Last week Carillion, which was part of the other remaining bid consortium IMCD, suddenly announced it was pulling out of the race, just three months before a winner was to be unveiled.
For several days it was unclear whether its bid partners, Sir Robert McAlpine and Spansih firm Iridium, were still planning to submit final tenders.
But IMCD is understood to have told the Scottish Government’s Transport Scotland agency that it is abandoning the race to build the 30-mile railway line from Edinburgh to the Borders.
First Minister Alex Salmond attempted to reassure MSPs about the project saying the line would go ahead. He also pointed out that there had been only one bid for the £445m M74 extension in Glasgow, which is due to open in one week, under budget and ahead of programme.

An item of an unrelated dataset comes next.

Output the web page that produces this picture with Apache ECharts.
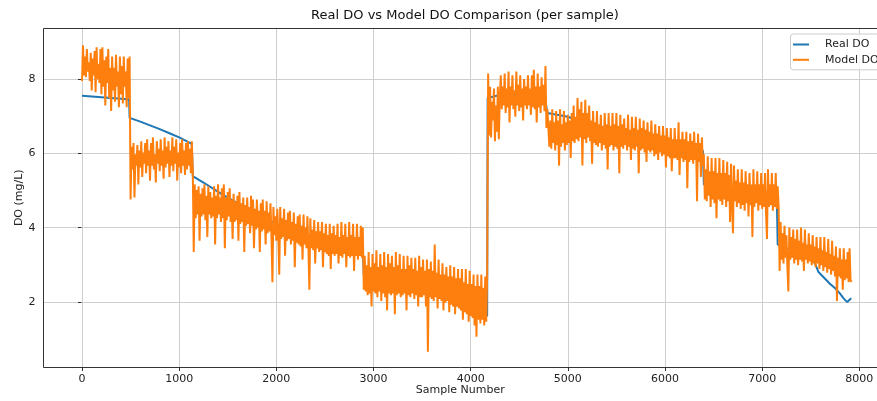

The funding model for the Borders railway is presenting the main challenge. The route due to be reopened in 2014 after a gap of 45 years, will be built using a novel “non-profit distributing” approach, untried on the railways.
The winning bidder is expected to fund and maintain the line, receiving access charges from train operators and government repayments over 30 years. But profits will be capped under the plans.
This is the second body blow for the project, after the third shortlisted consortium, made up of US engineer Fluor, Miller Construction, Uberior Infrastructure Investments, quit the bid race in November.
The Scottish Government now finds itself in a predicament far removed from the excitement at the start of last year when more than 55 UK and European companies attended a Transport Scotland briefing on the job.
Five consortia, comprising a total of 12 construction and financial companies, submitted pre-qualification questionnaires last March, before the three shortlisted consortia were announced in June.